New Trump USDA Appointee May Not Be Legally Qualified For The Post
Sonny Perdue, the Trump administration's secretary of agriculture, has announced the nomination of Samuel H. Clovis Jr. as undersecretary of the Department of Agriculture's division of Research, Education, and Economics (REE) — and at least one qualified observer, Ricardo Salvador, director of the Food and Environment Program for the Union of Concerned Scientists, warned last week that the nomination might be illegal.
Clovis, described in the press as a former conservative radio talk show host and climate-change skeptic, was an unsuccessful candidate for state treasurer and the U.S. Senate in his home state of Iowa before joining the Trump campaign as an advisor in 2015, then serving as national co-chair for the Trump-Pence ticket during the 2016 election.
Salvador points out that the section of the U.S. Code dealing with the specific post to which Clovis has been nominated requires that the post be filled "from among distinguished scientists with specialized training or significant experience in agricultural research, education, and economics." The REE is responsible, according to the code, for "Renewable energy, natural resources, and environment; food safety, nutrition, and health; plant health and production and plant products; animal health and production and animal products; agricultural systems and technology; [and] agricultural economics and rural communities." The division's undersecretary influences decisions on allocation of a $3 billion annual budget applied to food and agriculture issues.
Before entering politics, Clovis was a U.S. Air Force fighter pilot and a corporate executive at Logicon Corporation, which later became part of Northrup Grumman.

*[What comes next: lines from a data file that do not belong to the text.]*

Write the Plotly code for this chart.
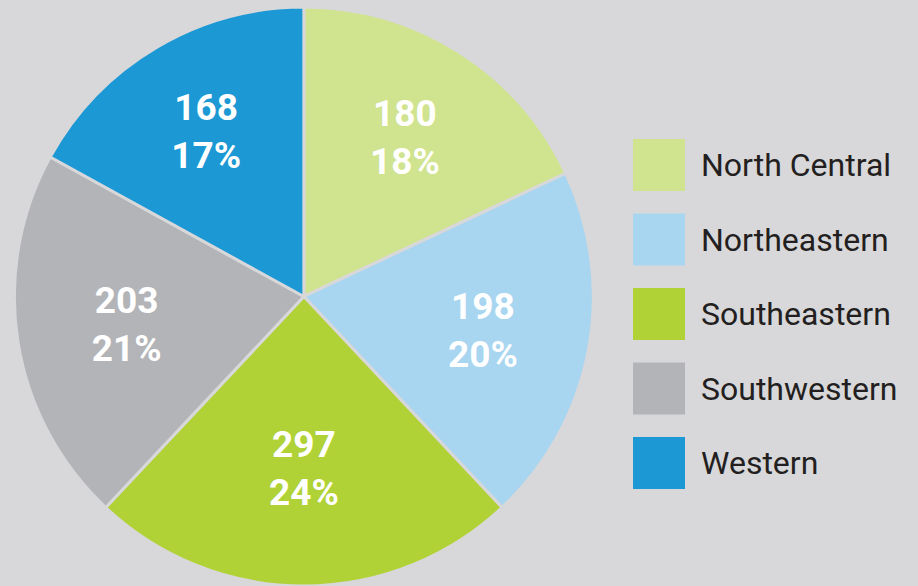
import plotly.graph_objects as go

# Data
categories = ["North Central", "Northeastern", "Southeastern", "Southwestern", "Western"]
counts = [180, 198, 297, 203, 168]
percents = [18, 20, 24, 21, 17]
colors = ["#d0e38f", "#a8d5ef", "#b0d236", "#b3b4b8", "#1c98d4"]

BG = "#d8d8da"
FONT = "Roboto"

fig = go.Figure()
fig.add_trace(go.Pie(
    labels=categories,
    values=percents,
    customdata=counts,
    sort=False,
    direction="clockwise",
    rotation=0,
    marker=dict(colors=colors, line=dict(color=BG, width=3)),
    texttemplate="<b>%{customdata}<br>%{value}%</b>",
    textposition="inside",
    insidetextorientation="horizontal",
    textfont=dict(family=FONT, size=37, color="white"),
    domain=dict(x=[0.0, 0.662], y=[0.0, 0.988]),
    showlegend=False,
    hoverinfo="label+value",
))

# Custom legend (large square swatches)
shapes = []
annotations = []
top = 139
step = 74.5
size = 52
for i, (name, col) in enumerate(zip(categories, colors)):
    y0 = top + i * step
    shapes.append(dict(
        type="rect", xref="paper", yref="paper",
        x0=633 / 918, x1=(633 + size) / 918,
        y0=1 - (y0 + size) / 586, y1=1 - y0 / 586,
        fillcolor=col, line=dict(width=0),
    ))
    annotations.append(dict(
        xref="paper", yref="paper",
        x=699 / 918, y=1 - (y0 + size / 2) / 586,
        xanchor="left", yanchor="middle",
        text=name, showarrow=False,
        font=dict(family=FONT, size=32, color="#231f20"),
    ))

fig.update_layout(
    width=918, height=586,
    margin=dict(l=0, r=0, t=0, b=0),
    paper_bgcolor=BG, plot_bgcolor=BG,
    shapes=shapes, annotations=annotations,
    uniformtext=dict(minsize=37, mode="show"),
)

fig.write_html(
    "out.html",
    config={"displayModeBar": False},
    post_script="document.body.style.margin='0';document.body.style.background='%s';" % BG,
)
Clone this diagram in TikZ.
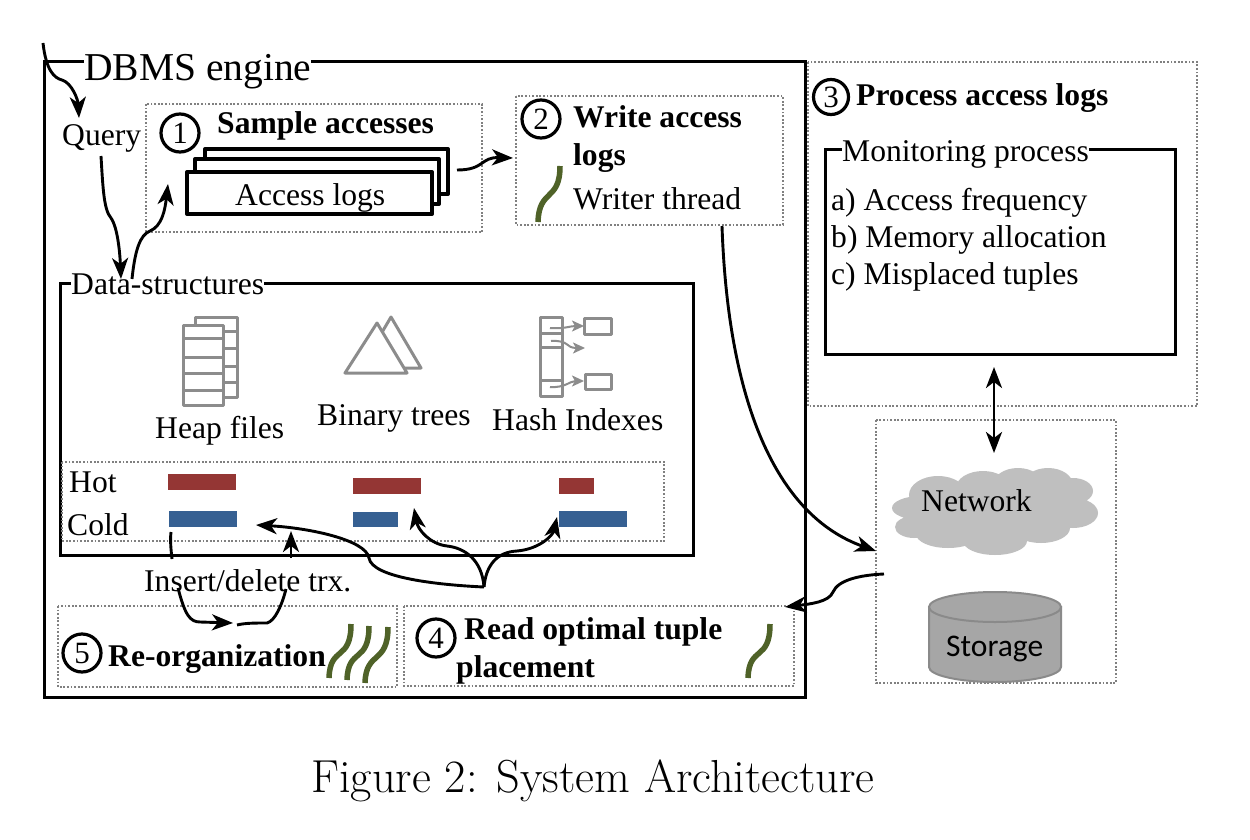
\documentclass[tikz,border=0pt]{standalone}
\usepackage{fontspec}
\usetikzlibrary{arrows.meta}
\newfontfamily\tnr{Liberation Serif}
\newfontfamily\carl{Carlito}
\definecolor{hotc}{HTML}{943634}
\definecolor{coldc}{HTML}{366092}
\definecolor{threadc}{HTML}{4F6228}
\definecolor{iconc}{HTML}{8C8C8C}
\definecolor{cloudc}{HTML}{BFBFBF}
\definecolor{cylc}{HTML}{A6A6A6}
\definecolor{cyld}{HTML}{8A8A8A}
\tikzset{
  tx/.style={anchor=base west,inner sep=0pt,font=\tnr\fontsize{31.6}{34}\selectfont},
  txb/.style={tx,font=\tnr\bfseries\fontsize{31.6}{34}\selectfont},
  gaplabel/.style={tx,fill=white},
  solidbox/.style={draw=black,line width=3pt},
  dotbox/.style={draw=gray,line width=1.8pt,dash pattern=on 1.8pt off 1.8pt},
  logbox/.style={draw=black,line width=4pt,fill=white,line join=round},
  num/.style={circle,draw=black,line width=3.2pt,minimum size=38pt,inner sep=0pt,font=\tnr\fontsize{31}{33}\selectfont},
  conn/.style={draw=black,line width=2.9pt,-{Stealth[length=21pt,width=16pt,inset=6pt]}},
  plainconn/.style={draw=black,line width=2.9pt},
  thread/.style={draw=threadc,line width=5.5pt},
  icon/.style={draw=iconc,line width=3pt,line join=round},
  iconarrow/.style={draw=iconc,line width=2pt,-{Stealth[length=12pt,width=11pt,inset=3pt]}},
}
\begin{document}
\begin{tikzpicture}[x=1pt,y=-1pt]
\useasboundingbox (0,0) rectangle (1250,840);
\fill[white] (0,0) rectangle (1250,840);
% outer boxes
\draw[solidbox] (44,62) rectangle (805,697);
\node[gaplabel,font=\tnr\fontsize{39.5}{42}\selectfont] (dbms) at (84,81) {DBMS engine};
\draw[dotbox] (808,62) rectangle (1197,406);
\draw[dotbox] (876,420) rectangle (1116,683);
\draw[solidbox] (825,150) rectangle (1175,354);
\node[gaplabel] (mon) at (842,161) {Monitoring process};
\node[tx] (ma) at (831,210) {a) Access frequency};
\node[tx] (mb) at (831,247) {b) Memory allocation};
\node[tx] (mc) at (831,284) {c) Misplaced tuples};
\node[num,minimum size=35pt] (n3) at (831,97) {3};
\node[txb] (t3) at (856,106) {Process access logs};
% sample accesses
\draw[dotbox] (146,104) rectangle (482,232);
\node[num] (n1) at (180,133) {1};
\node[txb] (t1) at (217,134) {Sample accesses};
\draw[logbox] (205,149) rectangle (448,194);
\draw[logbox] (195,159) rectangle (439,204);
\draw[logbox] (187,172) rectangle (432,214);
\node[tx] (logs) at (235,205) {Access logs};
% write access logs
\draw[dotbox] (516,96) rectangle (783,225);
\node[num] (n2) at (541,119) {2};
\node[txb] (t2) at (573,128) {Write access};
\node[txb] (t2b) at (573,165) {logs};
\node[tx] (writer) at (573,209) {Writer thread};
\draw[thread] (538,222) .. controls (539,188) and (560,202) .. (560,166);
\node[tx] (query) at (62,146) {Query};
% data structures
\draw[solidbox] (60,283) rectangle (693,555);
\node[gaplabel] (ds) at (71,294) {Data-structures};
\draw[icon,fill=white] (195,317) rectangle (237,397);
\foreach \yy in {331,348,366,382} \draw[icon] (195,\yy) -- (237,\yy);
\draw[icon,fill=white] (183,325) rectangle (223,405);
\foreach \yy in {338,357,373,390} \draw[icon] (183,\yy) -- (223,\yy);
\draw[icon,fill=white] (391,317) -- (421,368) -- (361,368) -- cycle;
\draw[icon,fill=white] (377,323) -- (407,373) -- (345,373) -- cycle;
\draw[icon] (540,317) rectangle (562,396);
\foreach \yy in {333,347,380} \draw[icon] (540,\yy) -- (562,\yy);
\draw[icon] (584,318) rectangle (611,334);
\draw[icon] (585,374) rectangle (611,389);
\coordinate (ha1) at (550,328); \coordinate (hb1) at (584,326);
\coordinate (ha2) at (551,341); \coordinate (hb2) at (585,348);
\coordinate (ha3) at (550,387); \coordinate (hb3) at (584,381);
\draw[iconarrow] (ha1) .. controls (565,329) and (570,326) .. (hb1);
\draw[iconarrow] (ha2) .. controls (570,340) and (565,348) .. (hb2);
\draw[iconarrow] (ha3) .. controls (565,388) and (570,381) .. (hb3);
\node[tx] (heap) at (155,438) {Heap files};
\node[tx] (bin) at (317,425) {Binary trees};
\node[tx] (hash) at (492,430) {Hash Indexes};
% hot cold
\draw[dotbox] (62,462) rectangle (664,541);
\node[tx] (hot) at (69,492) {Hot};
\node[tx] (cold) at (67,535) {Cold};
\fill[hotc] (168,474) rectangle (236,490);
\fill[hotc] (353,478) rectangle (421,494);
\fill[hotc] (559,478) rectangle (594,494);
\fill[coldc] (169,511) rectangle (237,527);
\fill[coldc] (353,512) rectangle (398,527);
\fill[coldc] (559,511) rectangle (627,527);
% bottom boxes
\draw[dotbox] (58,606) rectangle (397,687);
\draw[dotbox] (404,606) rectangle (794,686);
\node[num] (n5) at (82,653) {5};
\node[txb] (t5) at (108,666) {Re-organization};
\node[num] (n4) at (436,638) {4};
\node[txb] (t4) at (464,639) {Read optimal tuple};
\node[txb] (t4b) at (456,677) {placement};
\draw[thread] (329,678) .. controls (330,645) and (351,662) .. (351,624);
\draw[thread] (347,680) .. controls (348,647) and (369,664) .. (369,626);
\draw[thread] (365,683) .. controls (366,650) and (388,665) .. (388,627);
\draw[thread] (748,678) .. controls (749,645) and (770,662) .. (770,624);
% network cloud
\fill[cloudc] (921,508) ellipse[x radius=29,y radius=12]
  (938,495) ellipse[x radius=29,y radius=19]
  (983,488) ellipse[x radius=27,y radius=17]
  (1018,485) ellipse[x radius=25,y radius=17]
  (1048,485) ellipse[x radius=25,y radius=17]
  (1073,491) ellipse[x radius=20,y radius=13]
  (1073,513) ellipse[x radius=25,y radius=15]
  (1041,528) ellipse[x radius=29,y radius=15]
  (995,541) ellipse[x radius=32,y radius=14]
  (948,534) ellipse[x radius=32,y radius=14]
  (914,527) ellipse[x radius=19,y radius=11]
  (994,510) ellipse[x radius=70,y radius=28];
\node[tx] (net) at (921,511) {Network};
% storage
\draw[draw=cyld,fill=cylc,line width=2pt] (929,607) -- (929,667) arc[start angle=180,end angle=0,x radius=66,y radius=15] -- (1061,607) -- cycle;
\draw[draw=cyld,fill=cylc,line width=2pt] (995,607) ellipse[x radius=66,y radius=15];
\node[tx,font=\carl\fontsize{31.5}{34}\selectfont] (stor) at (946,656) {Storage};
\node[tx] (ins) at (144,591) {Insert/delete trx.};
% connectors
\coordinate (c0) at (43,43); \coordinate (c1) at (79,118);
\draw[conn] (c0) .. controls (46,70) and (54,78) .. (62,80) .. controls (72,83) and (78,100) .. (c1);
\coordinate (q0) at (101,156); \coordinate (q1) at (121,279);
\draw[conn] (q0) .. controls (103,190) and (104,210) .. (111,218) .. controls (118,228) and (120,255) .. (q1);
\coordinate (s0) at (132,279); \coordinate (s1) at (168,184);
\draw[conn] (s0) .. controls (135,250) and (140,235) .. (150,231) .. controls (162,226) and (165,210) .. (s1);
\coordinate (l0) at (457,170); \coordinate (l1) at (513,158);
\draw[conn] (l0) .. controls (485,170) and (480,157) .. (l1);
\coordinate (w0) at (722,226); \coordinate (w1) at (876,551);
\draw[conn] (w0) .. controls (728,400) and (775,515) .. (w1);
\coordinate (b0) at (994,367); \coordinate (b1) at (994,453);
\draw[conn,{Stealth[length=21pt,width=16pt,inset=6pt]}-{Stealth[length=21pt,width=16pt,inset=6pt]}] (b0) -- (b1);
\coordinate (r0) at (884,574); \coordinate (r1) at (785,607);
\draw[conn] (r0) .. controls (860,575) and (838,580) .. (833,592) .. controls (829,602) and (810,604) .. (r1);
\coordinate (src) at (484,587); \coordinate (t1a) at (414,508); \coordinate (t1b) at (557,517); \coordinate (t1c) at (256,525);
\draw[conn] (src) .. controls (482,560) and (465,548) .. (447,546) .. controls (430,544) and (418,530) .. (t1a);
\draw[conn] (src) .. controls (486,565) and (497,552) .. (517,551) .. controls (540,549) and (553,535) .. (t1b);
\draw[conn] (src) .. controls (440,585) and (372,578) .. (369,558) .. controls (366,540) and (310,528) .. (t1c);
\coordinate (i0) at (171,532); \coordinate (i1) at (172,559);
\draw[plainconn] (i0) .. controls (170,540) and (171,550) .. (i1);
\coordinate (i2) at (178,588); \coordinate (i3) at (233,623);
\draw[conn] (i2) .. controls (185,615) and (190,622) .. (200,622) -- (i3);
\coordinate (i4) at (237,625); \coordinate (i5) at (286,589);
\draw[plainconn] (i4) .. controls (245,623) and (255,623) .. (267,623) .. controls (275,621) and (282,605) .. (i5);
\coordinate (i6) at (291,558); \coordinate (i7) at (291,531);
\draw[conn] (i6) -- (i7);
% caption
\node[anchor=base,inner sep=0pt,font=\fontsize{46.3}{48}\selectfont] (cap) at (593,792) {Figure 2: System Architecture};
\end{tikzpicture}
\end{document}
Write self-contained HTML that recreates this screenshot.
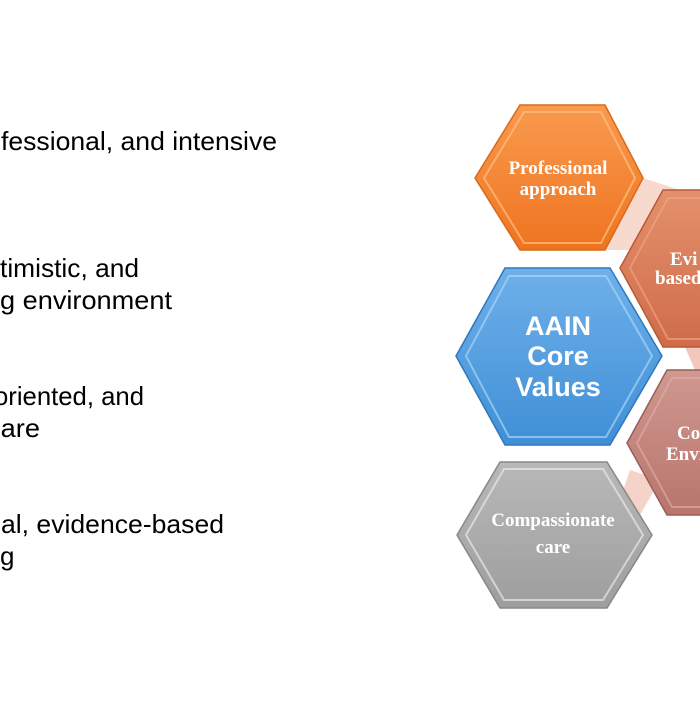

His academic background includes an MBA from the unaccredited Golden State University (now Honolulu University) and a doctorate in public administration from a now-defunct program at the University of Alabama.
Clovis has had no apparent scientific education, though in reference to climate change, he once told an interviewer on Iowa Public Radio: "I have looked at the science and I have enough of a science background to know when I'm being boofed."